begin
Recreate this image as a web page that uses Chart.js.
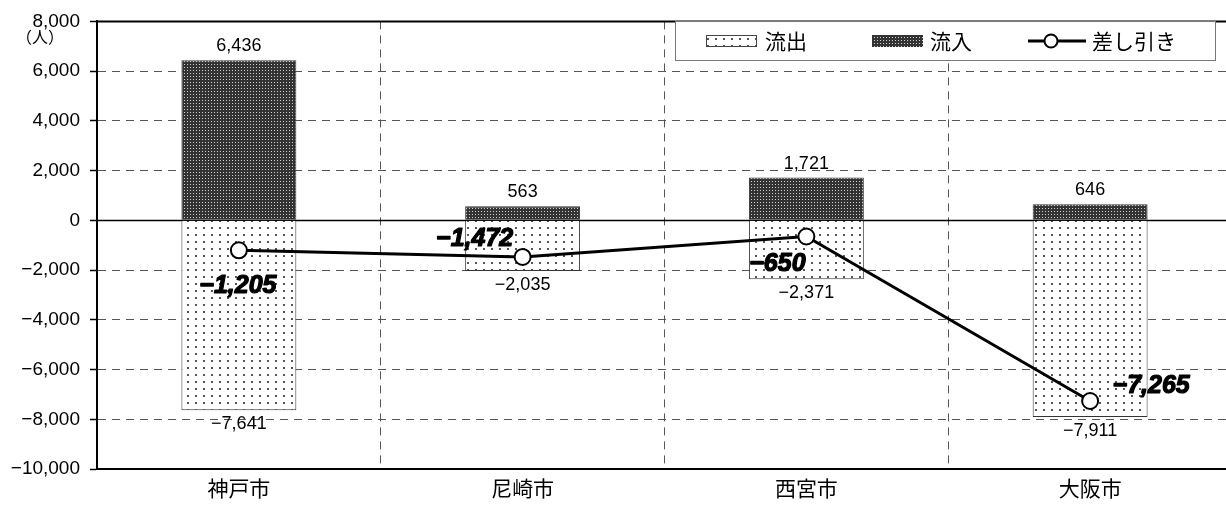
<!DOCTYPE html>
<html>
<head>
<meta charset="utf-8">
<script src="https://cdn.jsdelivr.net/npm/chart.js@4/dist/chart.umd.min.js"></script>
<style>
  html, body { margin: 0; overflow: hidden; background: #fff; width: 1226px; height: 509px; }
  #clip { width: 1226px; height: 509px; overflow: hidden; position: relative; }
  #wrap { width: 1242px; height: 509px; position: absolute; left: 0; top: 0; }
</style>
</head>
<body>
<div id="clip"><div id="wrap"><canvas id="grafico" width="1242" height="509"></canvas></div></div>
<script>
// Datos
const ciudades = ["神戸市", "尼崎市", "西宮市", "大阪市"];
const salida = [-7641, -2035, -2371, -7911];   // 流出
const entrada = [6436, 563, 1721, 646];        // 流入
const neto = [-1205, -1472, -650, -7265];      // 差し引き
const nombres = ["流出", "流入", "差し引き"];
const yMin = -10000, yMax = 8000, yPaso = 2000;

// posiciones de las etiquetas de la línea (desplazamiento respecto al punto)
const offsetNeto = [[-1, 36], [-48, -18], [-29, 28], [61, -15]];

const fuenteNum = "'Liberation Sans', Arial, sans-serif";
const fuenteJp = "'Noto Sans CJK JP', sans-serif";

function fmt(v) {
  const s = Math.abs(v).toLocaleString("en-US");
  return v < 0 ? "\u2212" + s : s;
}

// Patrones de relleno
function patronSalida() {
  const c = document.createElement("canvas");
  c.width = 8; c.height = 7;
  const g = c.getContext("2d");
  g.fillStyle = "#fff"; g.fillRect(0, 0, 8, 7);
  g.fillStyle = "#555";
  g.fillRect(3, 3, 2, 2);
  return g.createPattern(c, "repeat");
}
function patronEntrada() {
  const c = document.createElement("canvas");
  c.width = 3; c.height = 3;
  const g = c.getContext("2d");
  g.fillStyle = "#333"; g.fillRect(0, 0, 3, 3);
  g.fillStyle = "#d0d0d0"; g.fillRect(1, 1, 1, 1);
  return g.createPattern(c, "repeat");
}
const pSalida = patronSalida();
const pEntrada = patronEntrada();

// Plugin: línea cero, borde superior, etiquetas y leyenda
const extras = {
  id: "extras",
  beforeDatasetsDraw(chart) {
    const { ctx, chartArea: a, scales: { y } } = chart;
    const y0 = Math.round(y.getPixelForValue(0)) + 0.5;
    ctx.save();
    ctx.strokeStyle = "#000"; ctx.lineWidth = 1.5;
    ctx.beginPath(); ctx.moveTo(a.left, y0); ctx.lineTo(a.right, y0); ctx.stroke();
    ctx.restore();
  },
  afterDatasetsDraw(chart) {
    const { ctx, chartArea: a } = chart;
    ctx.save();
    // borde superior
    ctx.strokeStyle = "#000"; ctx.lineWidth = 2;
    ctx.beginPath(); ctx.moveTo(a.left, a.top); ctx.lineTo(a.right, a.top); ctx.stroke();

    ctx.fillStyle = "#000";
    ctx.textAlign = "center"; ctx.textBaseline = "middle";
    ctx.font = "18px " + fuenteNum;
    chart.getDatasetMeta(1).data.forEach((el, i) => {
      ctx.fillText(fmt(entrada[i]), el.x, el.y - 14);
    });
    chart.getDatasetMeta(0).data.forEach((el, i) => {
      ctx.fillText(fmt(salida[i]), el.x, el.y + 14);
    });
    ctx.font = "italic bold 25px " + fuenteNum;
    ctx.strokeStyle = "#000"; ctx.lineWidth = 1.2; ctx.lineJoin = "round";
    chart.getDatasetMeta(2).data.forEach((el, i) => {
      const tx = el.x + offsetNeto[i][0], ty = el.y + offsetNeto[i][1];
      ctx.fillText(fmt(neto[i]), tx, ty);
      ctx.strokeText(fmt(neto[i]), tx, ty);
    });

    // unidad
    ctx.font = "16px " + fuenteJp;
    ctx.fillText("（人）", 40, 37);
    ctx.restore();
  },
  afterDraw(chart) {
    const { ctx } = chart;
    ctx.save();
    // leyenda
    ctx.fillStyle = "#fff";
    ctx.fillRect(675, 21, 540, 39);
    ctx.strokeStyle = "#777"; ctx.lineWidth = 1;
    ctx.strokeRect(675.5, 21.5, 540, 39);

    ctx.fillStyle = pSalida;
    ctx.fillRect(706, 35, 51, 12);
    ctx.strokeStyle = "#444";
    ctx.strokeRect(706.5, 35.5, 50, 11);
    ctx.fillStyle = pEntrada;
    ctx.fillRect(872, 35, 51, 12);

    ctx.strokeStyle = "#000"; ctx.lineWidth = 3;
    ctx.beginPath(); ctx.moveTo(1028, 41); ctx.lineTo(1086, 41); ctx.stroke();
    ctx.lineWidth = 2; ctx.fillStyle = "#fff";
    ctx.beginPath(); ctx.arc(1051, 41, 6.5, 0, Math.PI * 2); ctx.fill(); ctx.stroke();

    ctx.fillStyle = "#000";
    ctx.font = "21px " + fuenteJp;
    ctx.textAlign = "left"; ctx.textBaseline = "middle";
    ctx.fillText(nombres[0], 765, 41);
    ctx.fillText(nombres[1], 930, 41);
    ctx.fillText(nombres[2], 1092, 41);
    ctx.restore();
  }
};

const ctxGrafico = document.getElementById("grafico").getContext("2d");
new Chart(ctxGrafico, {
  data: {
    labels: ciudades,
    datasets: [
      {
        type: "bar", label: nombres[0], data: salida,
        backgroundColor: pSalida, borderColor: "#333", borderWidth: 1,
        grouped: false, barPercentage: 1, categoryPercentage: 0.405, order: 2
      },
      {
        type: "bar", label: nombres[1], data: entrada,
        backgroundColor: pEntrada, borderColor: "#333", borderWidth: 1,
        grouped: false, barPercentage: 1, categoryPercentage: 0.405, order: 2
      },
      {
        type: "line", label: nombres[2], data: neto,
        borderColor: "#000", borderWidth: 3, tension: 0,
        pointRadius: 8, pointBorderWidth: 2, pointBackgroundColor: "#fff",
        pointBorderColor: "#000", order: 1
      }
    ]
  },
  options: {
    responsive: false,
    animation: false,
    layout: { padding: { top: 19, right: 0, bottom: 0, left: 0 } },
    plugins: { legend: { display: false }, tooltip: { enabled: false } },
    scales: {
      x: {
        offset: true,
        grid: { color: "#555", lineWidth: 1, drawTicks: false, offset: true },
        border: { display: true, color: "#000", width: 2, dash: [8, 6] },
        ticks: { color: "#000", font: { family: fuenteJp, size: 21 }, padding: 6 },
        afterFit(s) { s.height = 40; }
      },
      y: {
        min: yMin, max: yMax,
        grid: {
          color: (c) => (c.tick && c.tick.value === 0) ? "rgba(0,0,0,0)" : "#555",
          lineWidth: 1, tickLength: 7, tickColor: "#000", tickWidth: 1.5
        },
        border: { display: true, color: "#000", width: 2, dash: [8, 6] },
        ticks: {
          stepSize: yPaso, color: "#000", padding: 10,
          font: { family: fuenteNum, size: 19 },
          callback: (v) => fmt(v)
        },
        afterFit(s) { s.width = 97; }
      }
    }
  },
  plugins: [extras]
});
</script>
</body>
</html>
end
### [JOB]
Leave every image out, and retype the material exactly.

### [TASK ANSWER]
Recreate this image as a web page that uses Chart.js.
<!DOCTYPE html>
<html>
<head>
<meta charset="utf-8">
<script src="https://cdn.jsdelivr.net/npm/chart.js@4/dist/chart.umd.min.js"></script>
<style>
  html, body { margin: 0; overflow: hidden; background: #fff; width: 1226px; height: 509px; }
  #clip { width: 1226px; height: 509px; overflow: hidden; position: relative; }
  #wrap { width: 1242px; height: 509px; position: absolute; left: 0; top: 0; }
</style>
</head>
<body>
<div id="clip"><div id="wrap"><canvas id="grafico" width="1242" height="509"></canvas></div></div>
<script>
// Datos
const ciudades = ["神戸市", "尼崎市", "西宮市", "大阪市"];
const salida = [-7641, -2035, -2371, -7911];   // 流出
const entrada = [6436, 563, 1721, 646];        // 流入
const neto = [-1205, -1472, -650, -7265];      // 差し引き
const nombres = ["流出", "流入", "差し引き"];
const yMin = -10000, yMax = 8000, yPaso = 2000;

// posiciones de las etiquetas de la línea (desplazamiento respecto al punto)
const offsetNeto = [[-1, 36], [-48, -18], [-29, 28], [61, -15]];

const fuenteNum = "'Liberation Sans', Arial, sans-serif";
const fuenteJp = "'Noto Sans CJK JP', sans-serif";

function fmt(v) {
  const s = Math.abs(v).toLocaleString("en-US");
  return v < 0 ? "\u2212" + s : s;
}

// Patrones de relleno
function patronSalida() {
  const c = document.createElement("canvas");
  c.width = 8; c.height = 7;
  const g = c.getContext("2d");
  g.fillStyle = "#fff"; g.fillRect(0, 0, 8, 7);
  g.fillStyle = "#555";
  g.fillRect(3, 3, 2, 2);
  return g.createPattern(c, "repeat");
}
function patronEntrada() {
  const c = document.createElement("canvas");
  c.width = 3; c.height = 3;
  const g = c.getContext("2d");
  g.fillStyle = "#333"; g.fillRect(0, 0, 3, 3);
  g.fillStyle = "#d0d0d0"; g.fillRect(1, 1, 1, 1);
  return g.createPattern(c, "repeat");
}
const pSalida = patronSalida();
const pEntrada = patronEntrada();

// Plugin: línea cero, borde superior, etiquetas y leyenda
const extras = {
  id: "extras",
  beforeDatasetsDraw(chart) {
    const { ctx, chartArea: a, scales: { y } } = chart;
    const y0 = Math.round(y.getPixelForValue(0)) + 0.5;
    ctx.save();
    ctx.strokeStyle = "#000"; ctx.lineWidth = 1.5;
    ctx.beginPath(); ctx.moveTo(a.left, y0); ctx.lineTo(a.right, y0); ctx.stroke();
    ctx.restore();
  },
  afterDatasetsDraw(chart) {
    const { ctx, chartArea: a } = chart;
    ctx.save();
    // borde superior
    ctx.strokeStyle = "#000"; ctx.lineWidth = 2;
    ctx.beginPath(); ctx.moveTo(a.left, a.top); ctx.lineTo(a.right, a.top); ctx.stroke();

    ctx.fillStyle = "#000";
    ctx.textAlign = "center"; ctx.textBaseline = "middle";
    ctx.font = "18px " + fuenteNum;
    chart.getDatasetMeta(1).data.forEach((el, i) => {
      ctx.fillText(fmt(entrada[i]), el.x, el.y - 14);
    });
    chart.getDatasetMeta(0).data.forEach((el, i) => {
      ctx.fillText(fmt(salida[i]), el.x, el.y + 14);
    });
    ctx.font = "italic bold 25px " + fuenteNum;
    ctx.strokeStyle = "#000"; ctx.lineWidth = 1.2; ctx.lineJoin = "round";
    chart.getDatasetMeta(2).data.forEach((el, i) => {
      const tx = el.x + offsetNeto[i][0], ty = el.y + offsetNeto[i][1];
      ctx.fillText(fmt(neto[i]), tx, ty);
      ctx.strokeText(fmt(neto[i]), tx, ty);
    });

    // unidad
    ctx.font = "16px " + fuenteJp;
    ctx.fillText("（人）", 40, 37);
    ctx.restore();
  },
  afterDraw(chart) {
    const { ctx } = chart;
    ctx.save();
    // leyenda
    ctx.fillStyle = "#fff";
    ctx.fillRect(675, 21, 540, 39);
    ctx.strokeStyle = "#777"; ctx.lineWidth = 1;
    ctx.strokeRect(675.5, 21.5, 540, 39);

    ctx.fillStyle = pSalida;
    ctx.fillRect(706, 35, 51, 12);
    ctx.strokeStyle = "#444";
    ctx.strokeRect(706.5, 35.5, 50, 11);
    ctx.fillStyle = pEntrada;
    ctx.fillRect(872, 35, 51, 12);

    ctx.strokeStyle = "#000"; ctx.lineWidth = 3;
    ctx.beginPath(); ctx.moveTo(1028, 41); ctx.lineTo(1086, 41); ctx.stroke();
    ctx.lineWidth = 2; ctx.fillStyle = "#fff";
    ctx.beginPath(); ctx.arc(1051, 41, 6.5, 0, Math.PI * 2); ctx.fill(); ctx.stroke();

    ctx.fillStyle = "#000";
    ctx.font = "21px " + fuenteJp;
    ctx.textAlign = "left"; ctx.textBaseline = "middle";
    ctx.fillText(nombres[0], 765, 41);
    ctx.fillText(nombres[1], 930, 41);
    ctx.fillText(nombres[2], 1092, 41);
    ctx.restore();
  }
};

const ctxGrafico = document.getElementById("grafico").getContext("2d");
new Chart(ctxGrafico, {
  data: {
    labels: ciudades,
    datasets: [
      {
        type: "bar", label: nombres[0], data: salida,
        backgroundColor: pSalida, borderColor: "#333", borderWidth: 1,
        grouped: false, barPercentage: 1, categoryPercentage: 0.405, order: 2
      },
      {
        type: "bar", label: nombres[1], data: entrada,
        backgroundColor: pEntrada, borderColor: "#333", borderWidth: 1,
        grouped: false, barPercentage: 1, categoryPercentage: 0.405, order: 2
      },
      {
        type: "line", label: nombres[2], data: neto,
        borderColor: "#000", borderWidth: 3, tension: 0,
        pointRadius: 8, pointBorderWidth: 2, pointBackgroundColor: "#fff",
        pointBorderColor: "#000", order: 1
      }
    ]
  },
  options: {
    responsive: false,
    animation: false,
    layout: { padding: { top: 19, right: 0, bottom: 0, left: 0 } },
    plugins: { legend: { display: false }, tooltip: { enabled: false } },
    scales: {
      x: {
        offset: true,
        grid: { color: "#555", lineWidth: 1, drawTicks: false, offset: true },
        border: { display: true, color: "#000", width: 2, dash: [8, 6] },
        ticks: { color: "#000", font: { family: fuenteJp, size: 21 }, padding: 6 },
        afterFit(s) { s.height = 40; }
      },
      y: {
        min: yMin, max: yMax,
        grid: {
          color: (c) => (c.tick && c.tick.value === 0) ? "rgba(0,0,0,0)" : "#555",
          lineWidth: 1, tickLength: 7, tickColor: "#000", tickWidth: 1.5
        },
        border: { display: true, color: "#000", width: 2, dash: [8, 6] },
        ticks: {
          stepSize: yPaso, color: "#000", padding: 10,
          font: { family: fuenteNum, size: 19 },
          callback: (v) => fmt(v)
        },
        afterFit(s) { s.width = 97; }
      }
    }
  },
  plugins: [extras]
});
</script>
</body>
</html>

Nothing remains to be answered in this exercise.